Before becoming a licensed CSR, certified shorthand reporter, I worked as a realtime captioner at Cal State Northridge University for the the National Center on Deafness. I would have a set schedule of classes that I would go to whereby I’d set up shop, my steno machine and laptop, and take down the class lecture in realtime for a deaf- and/or hard-of-hearing students that were enrolled in the class. It was definitely the most rewarding job I’ve ever had. I even got pretty good at sign language after taking one class of it at Glendale Community College. I did the captioning after my court reporting school went bankrupt: Merit College of Court Reporting.
Court reporting school was so much fun! It’s the working part that sucks. And I’m speaking for myself only. In school we would have our readers that would read real transcripts to us all day long at various speeds. They were usually actors/actresses or comedians that were working as readers until their other gigs took off. Some of the coolest people ever!

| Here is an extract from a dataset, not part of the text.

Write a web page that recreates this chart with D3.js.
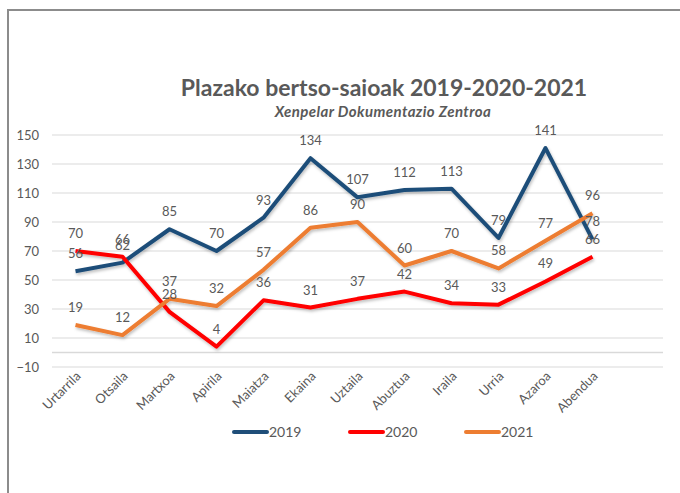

Although I’m in the middle of changing careers now, I’ll have to admit that I’ve heard and learned tons from being a court reporter. I will always keep my license but am hoping I’ll soon be able to not have to rely on it to keep a roof over my head.
You never know what you’re going to hear when you’re out in the field.
I’ll never forget the one day I was at work and the witness got asked the standard question every deponent gets asked:
Q. Have you ever been convicted of a felony?
Q. What kind of felony were you convicted of?
A. For carrying unprescribed medication.
Q. What kind of unprescribed medication were you carrying?
We all looked at each other around the table, trying really hard not to laugh, thinking to ourselves “Is this guy for real?”
Seriously, I have heard it all. Some days it goes in one ear and out the other, but other days I learn lots from my job.
The one good thing about being a freelance deposition reporter is that you’re not tied down the whole day. This has its pros and cons. No work = no money. The pro is that you can take on as much work as you want or as little as you want. So this has definitely given me the ability to take time and pursue all of my artistic endeavors. And trust me, there have been a lot. I change hobbies like people change dollars for quarters at the laundromat to do laundry.